Kansas Supreme Court delays death penalty ruling

? The Kansas Supreme Court announced Friday that it has delayed issuing a decision in the death penalty case of Scott D. Cheever while the U.S. Supreme Court considers appeals in three other Kansas cases that raise similar issues.

Cheever was convicted and sentenced to death for the 2005 killing of Greenwood County Sheriff Matt Samuels.

Attorneys for both the prosecution and defense in the Cheever case agreed to the stay, according to a statement from the court.

The U.S. Supreme Court is considering appeals in three other death penalty cases from Kansas. In each case, the Kansas high court vacated death sentences due to procedural errors in the sentencing phase of the trials.

Those cases involve Jonathan and Reginald Carr, who were convicted and sentenced for a brutal murder spree in December 2000 in which four people were shot execution-style in a frozen field near Wichita.

The third case involves Sidney Gleason, who was convicted of killing two people near Great Bend in 2004 as part of an effort to prevent them from providing evidence about an earlier robbery.

One of the issues on appeal common to all of the cases is whether juries in the penalty phase of the trial must be told that the defense does not have to prove mitigating circumstances beyond a reasonable doubt.

Under Kansas law, the death penalty can only be applied if the prosecution proves certain aggravating circumstances beyond a reasonable doubt.

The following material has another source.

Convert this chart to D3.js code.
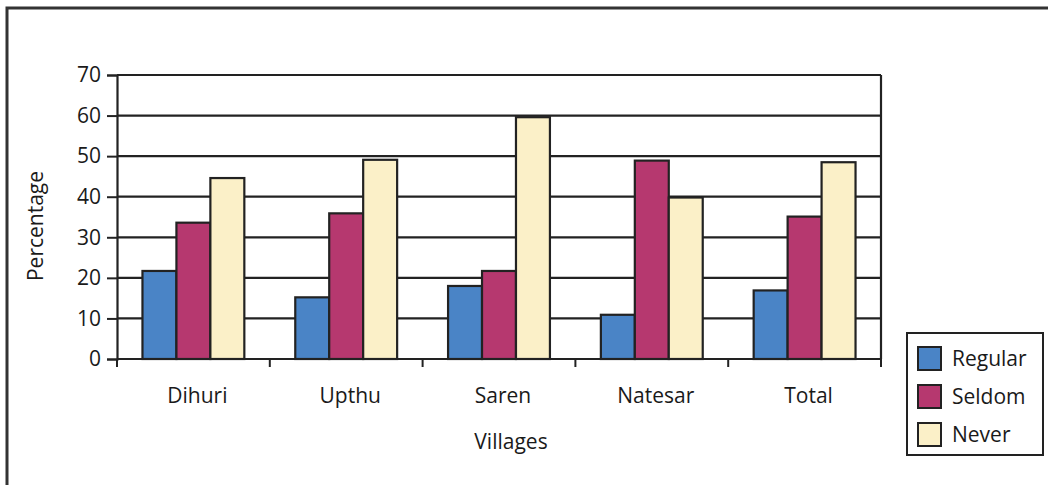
<!DOCTYPE html>
<html>
<head>
<meta charset="utf-8">
<script src="https://cdn.jsdelivr.net/npm/d3@7"></script>
<style>
  body { margin: 0; background: #fff; }
  text { font-family: "Open Sans", sans-serif; fill: #1a1a1a; }
</style>
</head>
<body>
<div id="chart"></div>
<script>
var villages = ["Dihuri", "Upthu", "Saren", "Natesar", "Total"];
var seriesNames = ["Regular", "Seldom", "Never"];
var regular = [21.7, 15.2, 18, 10.9, 16.9];
var seldom = [33.6, 35.9, 21.7, 48.9, 35.1];
var never = [44.6, 49.1, 59.6, 39.8, 48.5];
var yTicks = [0, 10, 20, 30, 40, 50, 60, 70];
var colors = ["#4a84c6", "#b6386f", "#fbf0c8"];

var W = 1048, H = 485;
var margin = { top: 75, right: 167, bottom: 126, left: 117 };
var width = W - margin.left - margin.right;
var height = H - margin.top - margin.bottom;

var svg = d3.select("#chart").append("svg")
    .attr("width", W)
    .attr("height", H);

// outer frame (only top + left visible)
svg.append("path")
    .attr("d", "M7,485 V8 H1048")
    .attr("fill", "none")
    .attr("stroke", "#333")
    .attr("stroke-width", 3);

var g = svg.append("g")
    .attr("transform", "translate(" + margin.left + "," + margin.top + ")");

var x0 = d3.scaleBand().domain(villages).range([0, width]);
var bw = x0.bandwidth();
var x1 = d3.scaleBand().domain(seriesNames).range([bw / 6, bw * 5 / 6]);
var y = d3.scaleLinear().domain([0, 70]).range([height, 0]);

// gridlines
g.selectAll(".grid").data(yTicks).enter().append("line")
    .attr("x1", 0).attr("x2", width)
    .attr("y1", function(d) { return y(d); })
    .attr("y2", function(d) { return y(d); })
    .attr("stroke", "#222")
    .attr("stroke-width", 2.2);

// right frame edge
g.append("line")
    .attr("x1", width).attr("x2", width)
    .attr("y1", 0).attr("y2", height)
    .attr("stroke", "#222").attr("stroke-width", 2.2);

var rows = villages.map(function(v, i) {
    return { name: v, values: [regular[i], seldom[i], never[i]] };
});

var groups = g.selectAll(".grp").data(rows).enter().append("g")
    .attr("transform", function(d) { return "translate(" + x0(d.name) + ",0)"; });

groups.selectAll("rect").data(function(d) {
        return d.values.map(function(v, j) { return { s: seriesNames[j], v: v, j: j }; });
    })
    .enter().append("rect")
    .attr("x", function(d) { return x1(d.s); })
    .attr("width", x1.bandwidth())
    .attr("y", function(d) { return y(d.v); })
    .attr("height", function(d) { return height - y(d.v); })
    .attr("fill", function(d) { return colors[d.j]; })
    .attr("stroke", "#222")
    .attr("stroke-width", 2.2);

// y axis
var yAxis = g.append("g")
    .call(d3.axisLeft(y).tickValues(yTicks).tickSize(10).tickPadding(6));
yAxis.select(".domain").attr("stroke", "#222").attr("stroke-width", 2.2);
yAxis.selectAll(".tick line").attr("stroke", "#222").attr("stroke-width", 2);
yAxis.selectAll(".tick text")
    .style("font-size", "21px")
    .style("font-family", "'Open Sans', sans-serif")
    .attr("fill", "#1a1a1a");

// x axis: ticks at the category boundaries
var xAxis = g.append("g").attr("transform", "translate(0," + height + ")");
xAxis.append("line")
    .attr("x1", 0).attr("x2", width)
    .attr("stroke", "#222").attr("stroke-width", 2.2);
var bounds = villages.map(function(v) { return x0(v); }).concat([width]);
xAxis.selectAll(".xt").data(bounds).enter().append("line")
    .attr("x1", function(d) { return d; })
    .attr("x2", function(d) { return d; })
    .attr("y1", 0).attr("y2", 8)
    .attr("stroke", "#222").attr("stroke-width", 2);
xAxis.selectAll(".xl").data(villages).enter().append("text")
    .attr("x", function(d) { return x0(d) + bw / 2 + 4; })
    .attr("y", 44)
    .attr("text-anchor", "middle")
    .style("font-size", "21px")
    .text(function(d) { return d; });

// axis titles
svg.append("text")
    .attr("x", 511).attr("y", 449)
    .attr("text-anchor", "middle")
    .style("font-size", "21px")
    .text("Villages");

svg.append("text")
    .attr("transform", "translate(43,226) rotate(-90)")
    .attr("text-anchor", "middle")
    .style("font-size", "21px")
    .text("Percentage");

// legend
var leg = svg.append("g").attr("transform", "translate(907,333)");
leg.append("rect")
    .attr("width", 136).attr("height", 122)
    .attr("fill", "#fff")
    .attr("stroke", "#222").attr("stroke-width", 2);
var items = leg.selectAll(".li").data(seriesNames).enter().append("g")
    .attr("transform", function(d, i) { return "translate(11," + (14 + i * 38) + ")"; });
items.append("rect")
    .attr("width", 23).attr("height", 23)
    .attr("fill", function(d, i) { return colors[i]; })
    .attr("stroke", "#222").attr("stroke-width", 2);
items.append("text")
    .attr("x", 34).attr("y", 19)
    .style("font-size", "21px")
    .text(function(d) { return d; });
</script>
</body>
</html>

But the law puts no similar burden on the defense when presenting mitigating circumstances.

The Kansas Supreme Court reversed Cheever’s conviction and death sentence once, in 2013, on the basis that the court violated his 5th amendment right against self incrimination by admitting into evidence statements he had given to federal authorities in a separate proceeding.

But the U.S. Supreme Court reversed that decision a few months later and remanded it to Kansas to be considered again.

Kansas reinstated the death penalty in 1994, but since then the Kansas Supreme Court has overturned virtually every death sentence it has considered and, to date, no one has yet been executed under the 1994 law.